Os nossos governos já se cruzaram com o efeito, a que chamei Lockheed Tristar, várias vezes. Uma deles em 1981, quando já toda a gente tinha percebido que o avião estava condenado, até a própria Lockheed, estava o Conselho de Ministros da altura, chefiado por Pinto Balsemão, a assinar quatro Resoluções 10/81 a 14/81 de 5 de Fevereiro concedendo avales a vários empréstimos da TAP totalizando 350 milhões de dólares para a compra de cinco aviões Lockheed Tristar L1011-500, motores e acessórios. Depois de muitos anos de custos de operação elevadíssimos a TAP foi-se vendo livre destes aviões vendendo-os a preços de saldos a vários pequenos operadores (Air Luxor, EuroAtlantic, etc.). Desta vez, porque ainda não o tinha baptizado, chamei-lhe efeito Lockheed TriStar avant la lettre.

Agora, para designar uma nova ocorrência, vou chamar-lhe efeito Lockheed Tristar avant la chute. Desta vez trata-se da encomenda em 2001 de 10 helicópteros para equipar a Unidade de Aviação Ligeira do Exército. Depois de ter pago 87 milhões em 2011 e 2012, o actual governo concluiu que o projecto teria um custo total proibitivo e decidiu negociar a denúncia do contrato em contrapartida de um pagamento final de 35 milhões.

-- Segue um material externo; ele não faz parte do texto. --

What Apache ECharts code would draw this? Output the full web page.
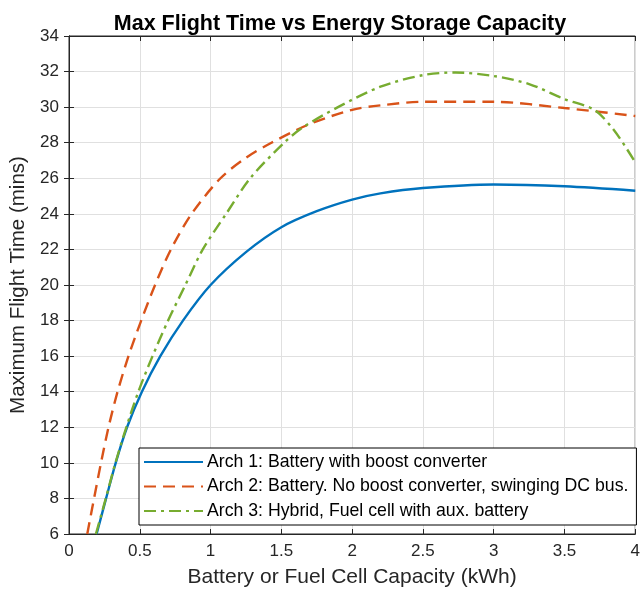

Em resumo, pagámos 122 milhões para ficarmos sem um único helicóptero (ler a estória contada na Visão).

Après la chute
E contudo, se parece razoavelmente óbvio que a encomenda foi um disparate, nada indica que também o tenha sido pagar 122 milhões para acabar com a coisa, em vez de gastar mais uma largas centenas de milhões para chegar a ter algo cuja utilidade é discutível e cujos custos de manutenção consumiriam um proporção disparatada do orçamento da tropa. De onde se pode concluir que desta vez não fomos totalmente atropelados pelo efeito Lockheed Tristar.